Pulau Lombok yang disebut-sebut sebagai The sister of Bali memiliki beragam objek wisata. Layaknya Pulau Bali, Lombok juga memiliki pantai yang indah (pantai senggigi, pantai kuta, pantai tanjung aan, pantai sire, dan lain-lain) serta pura-pura yang kerap dijadikan objek wisata. Salah satunya adalah Pura Lingsar. Pura yang terletak sekitar 15 kilometer dari Kota Mataram ini berbeda dengan pura lainnya yang kita kenal. Biasanya, pura merupakan tempat peribatan umat hindu, akan nampak berbeda di pura ini. Tidak hanya umat hindu saja yang melakukan persembahyangan di pura ini, melainkan umat-umat lain, seperti islam yang menganut aliran wetu telu dan kristen juga biasanya melakukan peribatan di pura yang tertua dan terbesar di Lombok ini. Ini menunjukkan bahwa kerukunan antar umat beragama terjalin di daerah sekitar Pura Lingsar.
Di kawasan Pura Lingsar terdapat empat bangunan pokok, yaitu Pura Gaduh, Kemaliq, Pesiraman dan pesimpangan Bhatara Bagus Balian, serta Lingsar Wulon. Umat Hindu biasanya melakukan persembahyangan di Pura Gaduh, sedangkan umat muslim yang menganut aliran wetu telu (umat muslim yang melaksanakan sholat tiga waktu) menggunakan Kemaliq yang berada di area pura sebagai tempat untuk beribadah. Bahkan doa bersama dari berbagai pemeluk agama kerap dilakukan secara rutin di area pura ini.

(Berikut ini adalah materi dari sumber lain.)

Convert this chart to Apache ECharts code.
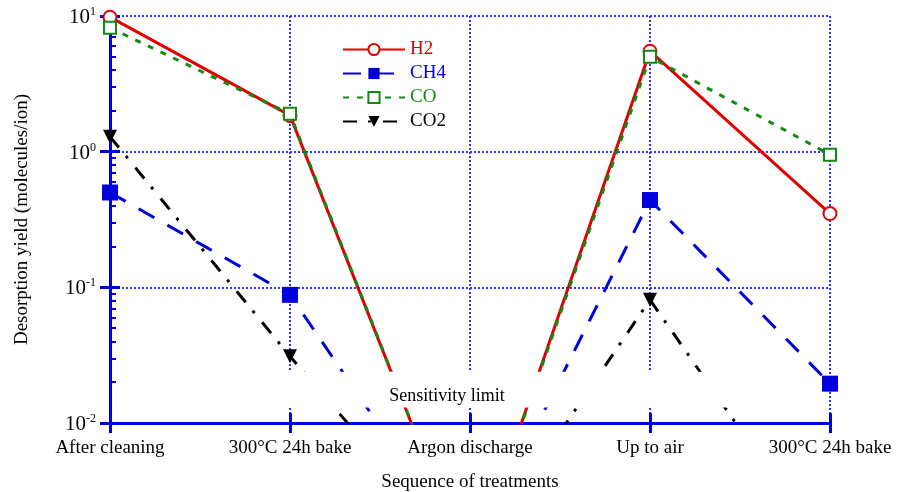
<!DOCTYPE html>
<html><head><meta charset="utf-8">
<script src="https://cdn.jsdelivr.net/npm/echarts@6/dist/echarts.min.js"></script>
<style>html,body{margin:0;padding:0;background:#fff}#c{width:901px;height:492px}</style>
</head><body><div id="c"></div>
<script>
// ---- data ----
const categories = ['After cleaning', '300°C 24h bake', 'Argon discharge', 'Up to air', '300°C 24h bake'];
const h2Values  = [9.8, 1.85, 0.0008, 5.5, 0.35];
const ch4Values = [0.5, 0.088, 0.001, 0.44, 0.0195];
const coValues  = [8.2, 1.9, 0.0008, 5.0, 0.95];
const co2Values = [1.29, 0.031, 0.0009, 0.081, 0.001];
const yMajorTicks = [0.01, 0.1, 1, 10];
const yMinorTicks = [0.02,0.03,0.04,0.05,0.06,0.07,0.08,0.09,0.2,0.3,0.4,0.5,0.6,0.7,0.8,0.9,2,3,4,5,6,7,8,9];
const sensitivityLabel = 'Sensitivity limit';

// ---- styling ----
const RED = '#e00000', BLUE = '#0000dd', GREEN = '#128a12', BLACK = '#000000';
const AXIS_BLUE = '#0000dd', GRID_BLUE = '#3030ff';
const SERIF = 'Liberation Serif, Times New Roman, serif';

const toPairs = arr => arr.map((v, i) => [i, v]);
const chart = echarts.init(document.getElementById('c'), null, {renderer: 'canvas'});

const gridLine = {show: true, lineStyle: {color: GRID_BLUE, width: 2, type: [2, 2]}};

const option = {
  animation: false,
  backgroundColor: '#fff',
  grid: {left: 110, right: 71, top: 16, bottom: 69, outerBoundsMode: 'none', containLabel: false},
  legend: {
    orient: 'vertical', left: 337, top: 35,
    itemWidth: 62, itemHeight: 14, itemGap: 5,
    textStyle: {fontFamily: SERIF, fontSize: 19},
    data: [
      {name: 'H2', textStyle: {color: RED}},
      {name: 'CH4', textStyle: {color: BLUE}},
      {name: 'CO', textStyle: {color: GREEN}},
      {name: 'CO2', textStyle: {color: BLACK}}
    ]
  },
  xAxis: [{
    type: 'value', min: 0, max: 4, interval: 1, position: 'bottom',
    name: 'Sequence of treatments', nameLocation: 'middle', nameGap: 50,
    nameTextStyle: {fontFamily: SERIF, fontSize: 19, color: '#000'},
    axisLine: {show: true, onZero: false, lineStyle: {color: AXIS_BLUE, width: 3}},
    axisTick: {show: true, inside: false, length: 10, lineStyle: {color: AXIS_BLUE, width: 3}},
    axisLabel: {margin: 16, fontFamily: SERIF, fontSize: 19, color: '#000',
      formatter: v => categories[v] || ''},
    splitLine: gridLine
  }, {
    type: 'value', min: 0, max: 4, interval: 1, position: 'bottom', offset: 0,
    axisLine: {show: false, onZero: false},
    axisTick: {show: true, inside: true, length: 10, lineStyle: {color: AXIS_BLUE, width: 3}},
    axisLabel: {show: false}, splitLine: {show: false}
  }],
  yAxis: [{
    type: 'log', logBase: 10, min: 0.01, max: 10, position: 'left',
    name: 'Desorption yield (molecules/ion)', nameLocation: 'middle', nameGap: 78,
    nameTextStyle: {fontFamily: SERIF, fontSize: 19, color: '#000'},
    axisLine: {show: true, onZero: false, lineStyle: {color: AXIS_BLUE, width: 3}},
    axisTick: {show: true, inside: false, length: 10, lineStyle: {color: AXIS_BLUE, width: 3}},
    axisLabel: {
      margin: 14,
      formatter: v => '{b|10}{s|' + Math.round(Math.log10(v)) + '}',
      rich: {
        b: {fontFamily: SERIF, fontSize: 21, color: '#000', padding: [3, 0, 0, 0]},
        s: {fontFamily: SERIF, fontSize: 12, color: '#000', padding: [0, 0, 8, 0]}
      }
    },
    splitLine: gridLine
  }, {
    type: 'value', min: -2, max: 1, position: 'left', offset: 0,
    axisLine: {show: false, onZero: false},
    axisTick: {show: true, inside: true, length: 10, customValues: yMajorTicks.map(Math.log10),
      lineStyle: {color: AXIS_BLUE, width: 3}},
    axisLabel: {show: false}, splitLine: {show: false}
  }, {
    type: 'value', min: -2, max: 1, position: 'left', offset: 0,
    axisLine: {show: false, onZero: false},
    axisTick: {show: true, inside: true, length: 6, customValues: yMinorTicks.map(Math.log10),
      lineStyle: {color: AXIS_BLUE, width: 2}},
    axisLabel: {show: false}, splitLine: {show: false}
  }],
  series: [
    {name: 'H2', type: 'line', data: toPairs(h2Values), z: 3,
     symbol: 'emptyCircle', symbolSize: 13, color: RED,
     lineStyle: {color: RED, width: 3, type: 'solid'},
     itemStyle: {color: RED, borderWidth: 2}},
    {name: 'CH4', type: 'line', data: toPairs(ch4Values), z: 4,
     symbol: 'rect', symbolSize: 16, color: BLUE,
     lineStyle: {color: BLUE, width: 3, type: [18, 15]},
     itemStyle: {color: BLUE}},
    {name: 'CO', type: 'line', data: toPairs(coValues), z: 5,
     symbol: 'emptyRect', symbolSize: 12, color: GREEN,
     lineStyle: {color: GREEN, width: 3, type: [6, 8]},
     itemStyle: {color: GREEN, borderWidth: 2}},
    {name: 'CO2', type: 'line', data: toPairs(co2Values), z: 6,
     symbol: 'triangle', symbolRotate: 180, symbolSize: 14, color: BLACK,
     lineStyle: {color: BLACK, width: 3, type: [14, 11, 3, 12]},
     itemStyle: {color: BLACK}},
    {name: 'band', type: 'line', data: [], z: 20, silent: true,
     markArea: {
       z: 20, silent: true,
       itemStyle: {color: '#ffffff', opacity: 1},
       label: {show: true, position: 'inside', offset: [-50, 7], formatter: sensitivityLabel,
         fontFamily: SERIF, fontSize: 18, color: '#000'},
       data: [[{coord: [0.8, 0.0239]}, {coord: [3.5, 0.013]}]]
     }}
  ]
};
chart.setOption(option);
</script></body></html>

Di Pura ini terdapat sebuah kolam yang mempunayi air yang sangat bening dan tidak pernah kering sedikitpun, dan ada tradisi melempar koin ke dalam kolam sambil berbalik badan, dimana jika melempar koin tersebut, muncul ikan yang menghuni dasaran kolam maka dapat dipercaya keinginan kita terkabul. Pada akhir tahun, tepatnya pada purnamaning sasih kanem (menurut perhitungan kalender bali jatuh pada bulan November atau desember) dilaksanakan upacara pujawali. Menariknya di Pura Lingsar, upacara ini dilakukan oleh umat hindu dan umat muslim secara bersamaan, sedangkan di tempat lain hanya dilakukan oleh umat hindu. khusus di pura yang dibangun sekitar tahun 1759 ini, upacara pujawali dibarengi dengan tradisi perang topat atau perang ketupat. Perang  topat ini bukan merupakan perang permusuhan, melainkan perang perdamaian. Perang ini dilaksanakan sebgaimana perang pada umumnya, namun yang menjadi senjatanya bukan peluru, melainkan ketupat.